##### SUPPLIED DATA #####
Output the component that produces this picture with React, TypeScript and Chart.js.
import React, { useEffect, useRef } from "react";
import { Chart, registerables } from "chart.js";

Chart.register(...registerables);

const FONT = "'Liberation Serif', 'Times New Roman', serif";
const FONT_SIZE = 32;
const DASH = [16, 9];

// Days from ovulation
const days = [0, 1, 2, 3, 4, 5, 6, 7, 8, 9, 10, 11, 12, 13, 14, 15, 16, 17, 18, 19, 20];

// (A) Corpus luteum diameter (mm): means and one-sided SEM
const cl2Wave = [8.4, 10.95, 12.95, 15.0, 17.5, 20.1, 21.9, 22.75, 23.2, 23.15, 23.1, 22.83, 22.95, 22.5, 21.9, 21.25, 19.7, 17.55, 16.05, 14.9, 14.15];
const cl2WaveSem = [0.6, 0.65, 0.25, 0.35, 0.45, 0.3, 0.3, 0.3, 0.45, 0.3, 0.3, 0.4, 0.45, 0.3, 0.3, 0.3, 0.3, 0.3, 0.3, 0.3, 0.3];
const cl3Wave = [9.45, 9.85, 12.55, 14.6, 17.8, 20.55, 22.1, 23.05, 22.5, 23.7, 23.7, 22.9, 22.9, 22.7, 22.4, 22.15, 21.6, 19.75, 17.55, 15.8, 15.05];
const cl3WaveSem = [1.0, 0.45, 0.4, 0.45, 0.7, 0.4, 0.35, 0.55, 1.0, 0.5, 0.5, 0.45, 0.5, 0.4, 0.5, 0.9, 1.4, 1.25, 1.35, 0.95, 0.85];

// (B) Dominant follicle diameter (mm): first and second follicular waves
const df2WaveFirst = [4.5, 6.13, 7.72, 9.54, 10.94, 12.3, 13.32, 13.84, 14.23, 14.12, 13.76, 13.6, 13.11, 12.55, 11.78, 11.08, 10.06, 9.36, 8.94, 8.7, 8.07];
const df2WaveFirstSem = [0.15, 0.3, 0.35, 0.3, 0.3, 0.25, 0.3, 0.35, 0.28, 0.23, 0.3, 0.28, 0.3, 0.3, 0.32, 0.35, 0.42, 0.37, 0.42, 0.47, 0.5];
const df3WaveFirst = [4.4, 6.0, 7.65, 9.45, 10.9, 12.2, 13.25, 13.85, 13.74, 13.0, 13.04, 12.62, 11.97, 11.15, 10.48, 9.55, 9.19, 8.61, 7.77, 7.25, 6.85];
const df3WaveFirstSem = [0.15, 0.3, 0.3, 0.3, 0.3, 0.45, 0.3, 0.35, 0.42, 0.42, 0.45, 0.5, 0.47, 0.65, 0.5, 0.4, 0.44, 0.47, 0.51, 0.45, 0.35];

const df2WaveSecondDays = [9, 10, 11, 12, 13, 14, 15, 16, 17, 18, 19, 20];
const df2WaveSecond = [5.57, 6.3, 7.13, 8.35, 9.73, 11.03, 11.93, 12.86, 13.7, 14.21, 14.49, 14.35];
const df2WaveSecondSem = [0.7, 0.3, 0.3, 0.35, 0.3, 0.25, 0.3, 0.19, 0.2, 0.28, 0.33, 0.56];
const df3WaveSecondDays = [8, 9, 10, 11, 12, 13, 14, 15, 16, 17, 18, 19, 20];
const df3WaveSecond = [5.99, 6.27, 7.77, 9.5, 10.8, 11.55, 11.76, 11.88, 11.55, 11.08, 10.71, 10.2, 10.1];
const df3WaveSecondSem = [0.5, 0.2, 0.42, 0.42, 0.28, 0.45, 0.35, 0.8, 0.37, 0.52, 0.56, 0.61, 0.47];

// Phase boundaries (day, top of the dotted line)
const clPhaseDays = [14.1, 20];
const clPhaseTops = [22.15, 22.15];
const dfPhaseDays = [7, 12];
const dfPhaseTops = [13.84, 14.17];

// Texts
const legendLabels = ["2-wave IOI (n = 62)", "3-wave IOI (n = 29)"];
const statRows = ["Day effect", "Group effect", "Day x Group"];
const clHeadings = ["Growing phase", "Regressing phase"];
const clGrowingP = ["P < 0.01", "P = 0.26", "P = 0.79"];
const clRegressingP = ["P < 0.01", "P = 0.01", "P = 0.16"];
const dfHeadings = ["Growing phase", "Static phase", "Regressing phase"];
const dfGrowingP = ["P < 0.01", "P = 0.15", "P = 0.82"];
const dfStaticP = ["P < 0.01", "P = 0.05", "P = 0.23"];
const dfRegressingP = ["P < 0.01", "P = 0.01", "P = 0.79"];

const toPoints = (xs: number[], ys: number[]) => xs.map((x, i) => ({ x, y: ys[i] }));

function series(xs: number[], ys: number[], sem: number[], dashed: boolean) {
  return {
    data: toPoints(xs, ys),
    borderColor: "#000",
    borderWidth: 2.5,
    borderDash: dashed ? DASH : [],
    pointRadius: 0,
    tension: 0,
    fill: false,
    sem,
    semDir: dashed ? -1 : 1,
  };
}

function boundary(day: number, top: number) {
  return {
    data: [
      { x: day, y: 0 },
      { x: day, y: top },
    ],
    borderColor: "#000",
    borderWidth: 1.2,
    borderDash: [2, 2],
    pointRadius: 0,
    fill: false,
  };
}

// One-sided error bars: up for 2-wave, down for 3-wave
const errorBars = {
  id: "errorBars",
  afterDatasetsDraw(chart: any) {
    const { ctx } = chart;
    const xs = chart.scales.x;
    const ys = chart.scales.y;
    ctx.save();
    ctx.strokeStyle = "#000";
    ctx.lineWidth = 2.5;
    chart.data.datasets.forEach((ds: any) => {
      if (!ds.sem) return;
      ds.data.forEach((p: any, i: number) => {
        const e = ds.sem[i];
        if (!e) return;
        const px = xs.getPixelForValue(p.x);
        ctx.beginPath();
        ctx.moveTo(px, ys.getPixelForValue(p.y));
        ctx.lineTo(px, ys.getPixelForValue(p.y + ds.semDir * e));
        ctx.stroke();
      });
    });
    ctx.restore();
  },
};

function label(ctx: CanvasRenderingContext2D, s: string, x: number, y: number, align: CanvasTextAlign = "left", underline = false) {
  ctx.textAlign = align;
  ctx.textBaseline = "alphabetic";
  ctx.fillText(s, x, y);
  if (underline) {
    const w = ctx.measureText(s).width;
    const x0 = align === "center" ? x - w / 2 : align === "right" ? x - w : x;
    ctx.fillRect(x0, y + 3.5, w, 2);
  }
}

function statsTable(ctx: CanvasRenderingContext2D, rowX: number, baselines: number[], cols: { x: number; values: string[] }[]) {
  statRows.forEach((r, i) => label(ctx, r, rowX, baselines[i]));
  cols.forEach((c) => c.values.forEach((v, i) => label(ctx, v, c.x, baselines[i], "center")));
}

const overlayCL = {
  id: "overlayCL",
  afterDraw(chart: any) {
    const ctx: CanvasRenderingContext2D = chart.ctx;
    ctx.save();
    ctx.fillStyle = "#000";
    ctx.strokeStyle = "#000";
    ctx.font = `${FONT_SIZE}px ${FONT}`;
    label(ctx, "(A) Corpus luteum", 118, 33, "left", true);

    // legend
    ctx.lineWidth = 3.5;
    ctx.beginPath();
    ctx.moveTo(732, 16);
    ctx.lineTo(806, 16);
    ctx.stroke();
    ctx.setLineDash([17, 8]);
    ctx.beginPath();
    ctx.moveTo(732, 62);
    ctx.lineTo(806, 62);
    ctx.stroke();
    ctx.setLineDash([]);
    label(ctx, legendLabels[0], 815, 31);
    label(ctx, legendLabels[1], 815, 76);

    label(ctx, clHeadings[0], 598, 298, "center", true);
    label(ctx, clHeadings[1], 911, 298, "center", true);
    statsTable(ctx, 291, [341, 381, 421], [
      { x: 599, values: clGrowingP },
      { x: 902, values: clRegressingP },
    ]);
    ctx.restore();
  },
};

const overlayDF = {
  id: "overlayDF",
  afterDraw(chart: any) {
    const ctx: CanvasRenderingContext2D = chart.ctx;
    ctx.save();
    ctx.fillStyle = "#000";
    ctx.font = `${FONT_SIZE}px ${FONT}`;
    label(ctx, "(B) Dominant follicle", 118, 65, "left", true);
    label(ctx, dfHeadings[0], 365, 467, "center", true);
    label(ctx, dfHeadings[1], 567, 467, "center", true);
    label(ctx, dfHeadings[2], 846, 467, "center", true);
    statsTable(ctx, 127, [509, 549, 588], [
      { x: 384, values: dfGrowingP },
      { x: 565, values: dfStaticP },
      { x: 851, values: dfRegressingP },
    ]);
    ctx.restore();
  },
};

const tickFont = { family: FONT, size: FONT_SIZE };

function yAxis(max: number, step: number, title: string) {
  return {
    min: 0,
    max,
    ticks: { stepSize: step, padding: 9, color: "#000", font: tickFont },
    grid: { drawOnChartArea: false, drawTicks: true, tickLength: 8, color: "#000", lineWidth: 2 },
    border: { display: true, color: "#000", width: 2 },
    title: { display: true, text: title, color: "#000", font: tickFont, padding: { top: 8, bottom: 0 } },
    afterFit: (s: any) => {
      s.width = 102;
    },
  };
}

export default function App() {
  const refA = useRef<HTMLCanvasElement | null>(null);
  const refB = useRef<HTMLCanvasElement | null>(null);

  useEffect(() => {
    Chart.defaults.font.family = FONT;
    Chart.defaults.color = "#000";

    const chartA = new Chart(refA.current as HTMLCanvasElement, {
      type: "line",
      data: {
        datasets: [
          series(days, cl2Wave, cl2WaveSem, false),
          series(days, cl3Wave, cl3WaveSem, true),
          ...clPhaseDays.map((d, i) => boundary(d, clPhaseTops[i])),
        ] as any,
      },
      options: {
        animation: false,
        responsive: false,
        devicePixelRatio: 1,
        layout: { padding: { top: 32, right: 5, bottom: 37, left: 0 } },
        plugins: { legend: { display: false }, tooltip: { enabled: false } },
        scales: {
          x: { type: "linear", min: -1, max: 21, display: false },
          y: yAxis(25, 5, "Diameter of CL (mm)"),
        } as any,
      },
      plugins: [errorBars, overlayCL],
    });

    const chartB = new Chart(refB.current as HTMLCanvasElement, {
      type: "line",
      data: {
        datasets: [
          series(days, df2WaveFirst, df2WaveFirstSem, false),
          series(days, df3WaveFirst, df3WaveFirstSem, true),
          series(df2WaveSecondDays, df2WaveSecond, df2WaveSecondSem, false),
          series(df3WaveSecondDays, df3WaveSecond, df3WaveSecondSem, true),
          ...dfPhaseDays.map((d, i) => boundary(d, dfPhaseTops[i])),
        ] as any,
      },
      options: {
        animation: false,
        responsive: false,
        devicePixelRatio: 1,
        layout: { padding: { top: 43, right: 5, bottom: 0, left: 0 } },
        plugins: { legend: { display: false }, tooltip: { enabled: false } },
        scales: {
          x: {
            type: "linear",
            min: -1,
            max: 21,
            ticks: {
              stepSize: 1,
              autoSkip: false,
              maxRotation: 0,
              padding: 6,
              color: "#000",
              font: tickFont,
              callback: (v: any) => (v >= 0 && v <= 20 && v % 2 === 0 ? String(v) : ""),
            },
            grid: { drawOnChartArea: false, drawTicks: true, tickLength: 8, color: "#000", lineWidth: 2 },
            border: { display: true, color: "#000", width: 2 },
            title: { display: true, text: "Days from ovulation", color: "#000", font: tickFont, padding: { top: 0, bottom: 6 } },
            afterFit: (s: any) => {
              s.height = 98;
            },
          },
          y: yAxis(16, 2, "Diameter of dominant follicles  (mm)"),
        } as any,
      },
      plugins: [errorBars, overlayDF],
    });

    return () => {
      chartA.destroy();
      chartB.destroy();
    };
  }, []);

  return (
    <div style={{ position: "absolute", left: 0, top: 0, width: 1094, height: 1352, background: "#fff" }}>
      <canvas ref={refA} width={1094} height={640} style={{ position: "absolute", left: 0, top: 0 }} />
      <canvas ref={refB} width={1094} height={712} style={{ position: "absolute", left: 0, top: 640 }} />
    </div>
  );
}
#####
##### SUPPLIED DATA #####
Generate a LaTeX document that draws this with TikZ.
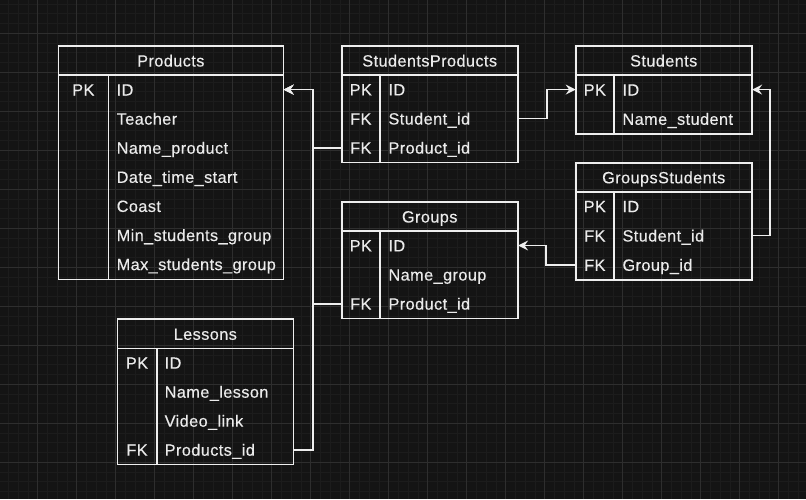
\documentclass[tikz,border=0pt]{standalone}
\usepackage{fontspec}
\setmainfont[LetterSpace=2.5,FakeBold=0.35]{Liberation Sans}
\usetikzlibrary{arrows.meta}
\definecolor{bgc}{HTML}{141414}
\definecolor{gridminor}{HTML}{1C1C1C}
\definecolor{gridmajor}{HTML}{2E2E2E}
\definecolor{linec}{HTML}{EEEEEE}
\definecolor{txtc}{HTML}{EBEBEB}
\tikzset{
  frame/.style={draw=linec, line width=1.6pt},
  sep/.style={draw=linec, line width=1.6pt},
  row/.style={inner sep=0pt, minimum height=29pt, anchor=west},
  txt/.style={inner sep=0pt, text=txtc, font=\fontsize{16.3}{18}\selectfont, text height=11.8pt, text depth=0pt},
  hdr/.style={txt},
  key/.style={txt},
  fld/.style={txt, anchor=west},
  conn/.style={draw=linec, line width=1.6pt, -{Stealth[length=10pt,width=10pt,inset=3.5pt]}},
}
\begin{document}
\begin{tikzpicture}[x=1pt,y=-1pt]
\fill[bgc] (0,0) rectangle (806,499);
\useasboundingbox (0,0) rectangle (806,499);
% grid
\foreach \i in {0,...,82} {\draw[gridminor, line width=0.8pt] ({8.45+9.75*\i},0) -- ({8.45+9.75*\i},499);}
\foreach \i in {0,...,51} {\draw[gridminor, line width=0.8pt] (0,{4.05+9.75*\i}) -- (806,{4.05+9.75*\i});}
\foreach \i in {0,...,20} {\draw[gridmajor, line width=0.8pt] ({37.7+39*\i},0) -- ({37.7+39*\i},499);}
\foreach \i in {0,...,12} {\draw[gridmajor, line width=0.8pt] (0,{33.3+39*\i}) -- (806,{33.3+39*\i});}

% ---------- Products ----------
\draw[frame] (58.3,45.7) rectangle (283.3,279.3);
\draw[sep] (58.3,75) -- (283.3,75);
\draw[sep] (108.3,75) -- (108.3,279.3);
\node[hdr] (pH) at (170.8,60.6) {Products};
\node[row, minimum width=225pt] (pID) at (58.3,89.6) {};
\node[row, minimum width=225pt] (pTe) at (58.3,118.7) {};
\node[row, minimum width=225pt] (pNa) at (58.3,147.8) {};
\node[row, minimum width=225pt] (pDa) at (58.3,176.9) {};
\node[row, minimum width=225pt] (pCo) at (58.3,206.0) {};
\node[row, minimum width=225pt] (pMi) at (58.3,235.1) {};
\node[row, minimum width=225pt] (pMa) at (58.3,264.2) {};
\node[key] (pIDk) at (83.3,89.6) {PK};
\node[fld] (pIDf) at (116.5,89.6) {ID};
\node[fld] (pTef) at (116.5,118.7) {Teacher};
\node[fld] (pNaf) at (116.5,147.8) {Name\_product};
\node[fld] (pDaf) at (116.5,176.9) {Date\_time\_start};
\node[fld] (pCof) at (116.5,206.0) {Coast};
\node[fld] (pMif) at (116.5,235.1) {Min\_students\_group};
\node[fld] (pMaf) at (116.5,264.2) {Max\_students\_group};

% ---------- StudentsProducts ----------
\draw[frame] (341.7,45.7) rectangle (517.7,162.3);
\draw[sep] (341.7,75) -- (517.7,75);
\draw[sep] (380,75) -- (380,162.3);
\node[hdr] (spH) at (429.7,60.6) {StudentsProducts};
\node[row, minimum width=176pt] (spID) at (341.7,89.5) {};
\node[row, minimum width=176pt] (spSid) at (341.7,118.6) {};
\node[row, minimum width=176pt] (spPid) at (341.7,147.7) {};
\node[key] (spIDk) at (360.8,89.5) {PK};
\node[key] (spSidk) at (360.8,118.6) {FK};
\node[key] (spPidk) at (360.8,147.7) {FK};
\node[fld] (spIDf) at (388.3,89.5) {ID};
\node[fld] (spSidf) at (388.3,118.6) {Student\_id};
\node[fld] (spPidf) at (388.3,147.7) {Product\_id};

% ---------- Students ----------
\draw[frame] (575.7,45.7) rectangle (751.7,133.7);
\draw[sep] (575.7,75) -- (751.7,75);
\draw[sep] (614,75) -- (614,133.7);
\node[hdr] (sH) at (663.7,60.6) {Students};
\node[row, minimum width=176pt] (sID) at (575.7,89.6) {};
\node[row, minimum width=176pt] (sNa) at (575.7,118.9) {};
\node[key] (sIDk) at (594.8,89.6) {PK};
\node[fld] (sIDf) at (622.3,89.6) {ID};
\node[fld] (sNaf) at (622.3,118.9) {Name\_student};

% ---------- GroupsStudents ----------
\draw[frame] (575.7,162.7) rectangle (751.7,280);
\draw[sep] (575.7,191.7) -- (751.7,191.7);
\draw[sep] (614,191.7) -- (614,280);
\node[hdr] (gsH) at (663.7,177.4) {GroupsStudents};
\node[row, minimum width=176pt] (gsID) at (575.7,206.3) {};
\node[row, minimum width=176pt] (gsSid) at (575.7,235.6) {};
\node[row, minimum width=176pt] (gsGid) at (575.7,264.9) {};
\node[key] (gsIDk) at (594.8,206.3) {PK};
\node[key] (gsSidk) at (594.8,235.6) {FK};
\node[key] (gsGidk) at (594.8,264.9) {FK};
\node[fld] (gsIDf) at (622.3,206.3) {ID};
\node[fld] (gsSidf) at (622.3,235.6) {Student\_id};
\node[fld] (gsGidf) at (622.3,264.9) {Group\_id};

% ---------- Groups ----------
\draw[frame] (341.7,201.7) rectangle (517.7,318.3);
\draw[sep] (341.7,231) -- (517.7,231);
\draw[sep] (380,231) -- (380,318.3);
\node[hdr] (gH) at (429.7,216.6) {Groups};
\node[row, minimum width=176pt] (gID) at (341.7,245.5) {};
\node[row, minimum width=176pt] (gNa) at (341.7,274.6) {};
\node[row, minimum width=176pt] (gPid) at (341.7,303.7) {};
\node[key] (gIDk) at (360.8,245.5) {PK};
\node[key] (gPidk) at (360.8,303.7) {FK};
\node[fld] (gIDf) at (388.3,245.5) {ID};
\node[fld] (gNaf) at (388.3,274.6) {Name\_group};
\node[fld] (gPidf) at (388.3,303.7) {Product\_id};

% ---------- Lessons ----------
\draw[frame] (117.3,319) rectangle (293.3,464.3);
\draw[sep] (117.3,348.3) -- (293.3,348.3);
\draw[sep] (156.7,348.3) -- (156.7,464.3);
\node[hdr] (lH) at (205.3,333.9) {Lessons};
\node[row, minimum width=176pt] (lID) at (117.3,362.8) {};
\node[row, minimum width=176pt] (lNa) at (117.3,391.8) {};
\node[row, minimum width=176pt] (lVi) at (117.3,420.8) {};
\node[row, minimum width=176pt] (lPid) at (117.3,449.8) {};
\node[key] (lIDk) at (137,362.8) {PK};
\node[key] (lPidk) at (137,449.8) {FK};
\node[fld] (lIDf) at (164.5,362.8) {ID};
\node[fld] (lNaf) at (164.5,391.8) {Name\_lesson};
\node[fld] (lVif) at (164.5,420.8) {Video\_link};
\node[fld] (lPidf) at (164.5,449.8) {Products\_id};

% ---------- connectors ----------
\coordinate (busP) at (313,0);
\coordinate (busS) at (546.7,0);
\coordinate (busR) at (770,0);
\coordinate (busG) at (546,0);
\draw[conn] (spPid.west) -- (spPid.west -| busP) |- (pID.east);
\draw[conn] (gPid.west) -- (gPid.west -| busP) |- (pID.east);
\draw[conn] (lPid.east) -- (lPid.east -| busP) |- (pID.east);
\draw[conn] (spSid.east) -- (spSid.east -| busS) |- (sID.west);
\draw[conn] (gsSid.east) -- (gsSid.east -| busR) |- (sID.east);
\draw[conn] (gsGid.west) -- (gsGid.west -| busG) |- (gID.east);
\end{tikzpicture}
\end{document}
#####
##### SUPPLIED DATA #####
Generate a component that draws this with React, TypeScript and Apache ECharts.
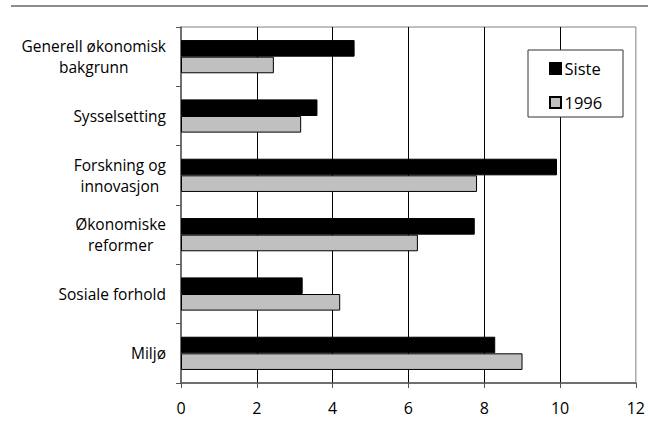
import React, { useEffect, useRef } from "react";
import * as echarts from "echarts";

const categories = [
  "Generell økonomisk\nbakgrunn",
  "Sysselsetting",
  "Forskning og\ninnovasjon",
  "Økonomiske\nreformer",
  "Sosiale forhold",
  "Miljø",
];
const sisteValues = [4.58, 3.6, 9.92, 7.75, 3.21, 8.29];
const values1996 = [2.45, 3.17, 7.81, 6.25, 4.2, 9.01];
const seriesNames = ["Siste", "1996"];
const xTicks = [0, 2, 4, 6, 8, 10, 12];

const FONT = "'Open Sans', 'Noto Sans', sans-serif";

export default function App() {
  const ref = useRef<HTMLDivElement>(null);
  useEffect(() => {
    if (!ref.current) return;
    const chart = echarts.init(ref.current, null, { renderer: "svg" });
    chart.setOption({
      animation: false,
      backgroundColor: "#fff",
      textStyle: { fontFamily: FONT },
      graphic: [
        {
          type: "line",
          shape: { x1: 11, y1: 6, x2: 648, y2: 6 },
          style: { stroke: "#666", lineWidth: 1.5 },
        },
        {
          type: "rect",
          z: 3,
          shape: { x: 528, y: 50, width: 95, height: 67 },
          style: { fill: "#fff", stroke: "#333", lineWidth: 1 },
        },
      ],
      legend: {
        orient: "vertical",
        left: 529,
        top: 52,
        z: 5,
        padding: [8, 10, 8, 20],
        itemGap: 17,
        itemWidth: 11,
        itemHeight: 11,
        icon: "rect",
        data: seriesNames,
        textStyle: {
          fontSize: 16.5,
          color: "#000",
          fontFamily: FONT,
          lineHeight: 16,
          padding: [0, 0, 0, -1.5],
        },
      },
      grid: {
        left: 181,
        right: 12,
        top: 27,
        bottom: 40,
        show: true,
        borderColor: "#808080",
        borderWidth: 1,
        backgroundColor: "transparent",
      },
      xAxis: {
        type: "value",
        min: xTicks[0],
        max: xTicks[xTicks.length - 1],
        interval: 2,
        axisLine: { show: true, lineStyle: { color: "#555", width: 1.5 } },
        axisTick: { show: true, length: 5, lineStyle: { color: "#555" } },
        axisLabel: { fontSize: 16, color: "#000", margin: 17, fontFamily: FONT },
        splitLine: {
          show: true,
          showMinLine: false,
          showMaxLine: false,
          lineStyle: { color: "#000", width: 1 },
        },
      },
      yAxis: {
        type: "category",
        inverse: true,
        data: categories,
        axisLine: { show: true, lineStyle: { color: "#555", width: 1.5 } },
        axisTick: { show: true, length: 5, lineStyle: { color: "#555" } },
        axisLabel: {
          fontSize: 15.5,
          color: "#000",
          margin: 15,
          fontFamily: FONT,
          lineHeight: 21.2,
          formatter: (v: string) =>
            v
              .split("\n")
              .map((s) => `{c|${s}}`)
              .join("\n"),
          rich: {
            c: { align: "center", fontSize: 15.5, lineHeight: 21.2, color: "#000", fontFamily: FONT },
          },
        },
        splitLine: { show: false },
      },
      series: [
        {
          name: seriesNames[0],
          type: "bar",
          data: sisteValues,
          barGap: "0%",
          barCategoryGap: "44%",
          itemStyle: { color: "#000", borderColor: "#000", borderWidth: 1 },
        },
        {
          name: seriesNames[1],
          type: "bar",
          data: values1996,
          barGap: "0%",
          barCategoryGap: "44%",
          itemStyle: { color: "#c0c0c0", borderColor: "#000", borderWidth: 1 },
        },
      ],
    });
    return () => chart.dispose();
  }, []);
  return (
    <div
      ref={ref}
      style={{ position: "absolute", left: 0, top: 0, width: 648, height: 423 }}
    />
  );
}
#####
* EXERCISE GOAL *
Pull every line containing "with" from the data.

* EXERCISE SOLUTION *
Output the component that produces this picture with React, TypeScript and Chart.js.
Generate a LaTeX document that draws this with TikZ.
Generate a component that draws this with React, TypeScript and Apache ECharts.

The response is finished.